The first accident happened in May 2009 when Mr Hawley was manoeuvring a large piece of rail track into a press at the firm's factory in Sandiacre. His right hand became trapped between the rail and a conveyor roller and he suffered flesh wounds and two crushed fingers.
In March 2010, Mr Hawley's other hand was also seriously injured when it became trapped while he carried out the same work. The little finger on his left hand was severely crushed and his ring finger had to be partially amputated.
The 65-year-old said after the second incident, disciplinary action was brought against him and he was sacked. He said: "I've never been out of work in my life. As my injuries were healing, I started with depression.

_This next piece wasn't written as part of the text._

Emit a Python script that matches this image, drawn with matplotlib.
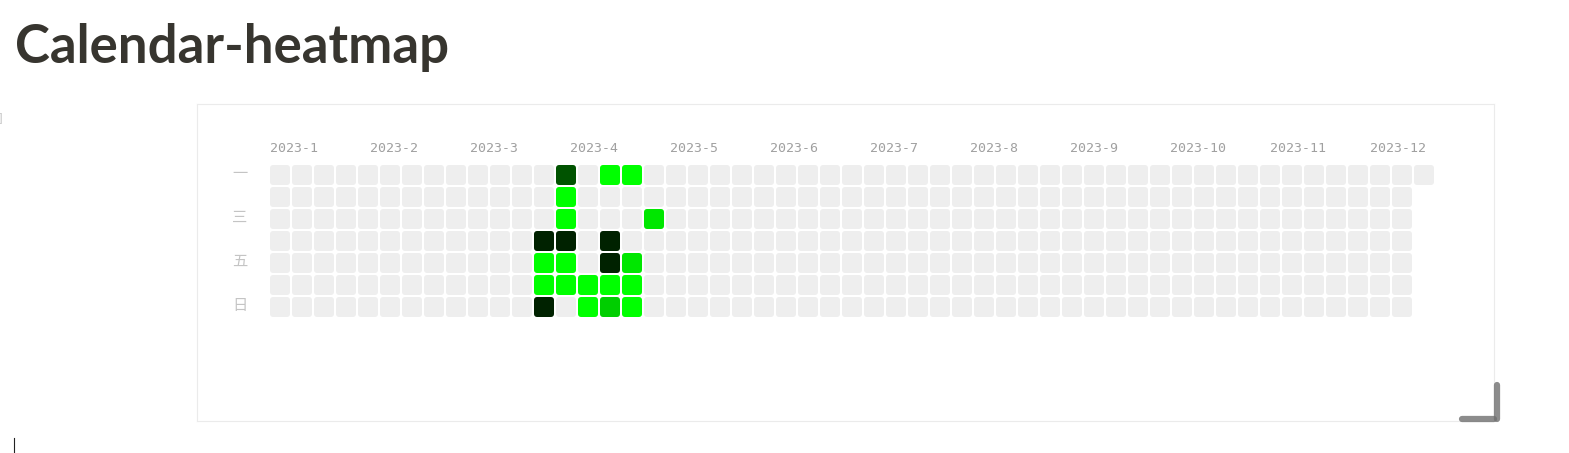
import matplotlib
matplotlib.use("Agg")
import matplotlib.pyplot as plt
import pandas as pd
from matplotlib.patches import FancyBboxPatch
from matplotlib.colors import LinearSegmentedColormap, Normalize
from matplotlib.lines import Line2D

# data
active_dates = ["2023-03-29", "2023-03-30", "2023-03-31", "2023-04-01",
                "2023-04-02", "2023-04-03", "2023-04-04", "2023-04-05",
                "2023-04-06", "2023-04-07", "2023-04-14", "2023-04-15",
                "2023-04-16", "2023-04-19", "2023-04-20", "2023-04-21",
                "2023-04-22", "2023-04-23", "2023-04-27", "2023-04-28",
                "2023-04-29", "2023-05-02"]
active_values = [10, 1, 1, 10,
                 8, 1, 1, 10,
                 1, 1, 1, 1,
                 1, 10, 10, 1,
                 3, 1, 2, 1,
                 1, 2]
month_labels = ["2023-1", "2023-2", "2023-3", "2023-4", "2023-5", "2023-6",
                "2023-7", "2023-8", "2023-9", "2023-10", "2023-11", "2023-12"]
weekday_labels = ["一", "", "三", "", "五", "", "日"]

days = pd.date_range("2023-01-01", "2023-12-31")
values = pd.Series(0, index=days)
values[pd.to_datetime(active_dates)] = active_values

cmap = LinearSegmentedColormap.from_list("grn", ["#00ff00", "#002200"])
norm = Normalize(vmin=1, vmax=10)
empty = "#eeeeee"

W, H = 1569, 453
fig = plt.figure(figsize=(W / 100, H / 100), dpi=100)

# title
fig.text(15 / W, (H - 63) / H, "Calendar-heatmap", fontsize=38, fontweight="bold",
         family="Lato", color="#37352f", va="baseline", ha="left")

# stray bracket at the left edge
fig.text(3 / W, (H - 119) / H, "]", fontsize=9, color="#cccccc",
         ha="right", va="center")

# outer box
box = fig.add_axes([197 / W, (H - 421) / H, (1494 - 197) / W, (421 - 104) / H])
box.set_xticks([])
box.set_yticks([])
for s in box.spines.values():
    s.set_color("#ebebeb")
    s.set_linewidth(0.8)

# heatmap
pitch = 22
ax = fig.add_axes([270 / W, (H - 165 - 7 * pitch) / H, 53 * pitch / W, 7 * pitch / H])
ax.set_xlim(0, 53)
ax.set_ylim(7, 0)
ax.axis("off")

size = 20 / pitch
for i, (d, v) in enumerate(values.items()):
    col, row = divmod(i, 7)
    color = empty if v == 0 else cmap(norm(v))
    ax.add_patch(FancyBboxPatch((col, row), size, size,
                                boxstyle="round,pad=0,rounding_size=0.15",
                                facecolor=color, edgecolor="none"))

step = 100 / pitch
for i, lab in enumerate(month_labels):
    ax.text(i * step, -0.77, lab, ha="left", va="center", fontsize=9.5,
            family="DejaVu Sans Mono", color="#a0a0a0", clip_on=False)

for r, lab in enumerate(weekday_labels):
    if lab:
        ax.text(-1.36, r + 0.38, lab, ha="center", va="center", fontsize=11,
                family=["Noto Sans CJK SC", "DejaVu Sans"], color="#c4c4c4",
                clip_on=False)

# resize handle in the corner
hc = "#6f6f6f"
fig.add_artist(Line2D([1497 / W, 1497 / W], [(H - 385) / H, (H - 419) / H],
                      color=hc, lw=4.5, solid_capstyle="round", alpha=0.8))
fig.add_artist(Line2D([1462 / W, 1494 / W], [(H - 419) / H, (H - 419) / H],
                      color=hc, lw=4.5, solid_capstyle="round", alpha=0.8))

# text cursor
fig.add_artist(Line2D([14 / W, 14 / W], [(H - 438) / H, (H - 452) / H],
                      color="#222222", lw=0.8))

fig.savefig("out.png", dpi=100)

Mr Hawley said he settled out of court before a tribunal for unfair dismissal was held.
Nottingham Crown Court heard yesterday that an investigation by the HSE found that on both occasions the roller machine did not have adequate guarding to protect workers.
It heard that the company was in the process of fitting a guarding system in response to the first accident but had not completed the task.
Balfour Beatty Rail Track Systems Ltd, based in Surrey, was found guilty of breaching part of the Health and Safety at Work Act 1974 for failing to provide a safe system of work.
As well as being fined, the company was ordered to pay costs of £41,438.
Mr Hawley said he felt "buoyed" and "relieved" by the court's decision and had a sense of closure.
He said: "After I lost my job I tried to get another job but had panic attacks before my interviews."
After the hearing, HSE inspector Brian Price said: "Both of these incidents were preventable. Guarding could and should have been provided, but there were other systems of work in the company's operating manuals that could have been used, such as using an overhead crane to move the rail or using a pulling bracket.
"Instead workers like Keith Hawley were left to their own devices and adopted an unsafe system that exposed them to injury risk.
"The fact that this incident happened once was bad enough but for it to have happened a second time, to the same man, is deplorable.
"Balfour Beatty should have acted a lot quicker than they did.
"Mr Hawley has suffered unnecessarily because of their failings."
A Balfour Beatty spokesman said: "Although we no longer operate the Sandiacre manufacturing plant where this incident occurred, the company will ensure that these types of accidents are prevented in the future.
"We take the safety of all our employees very seriously and we were pleased that this was acknowledged in today's judgement."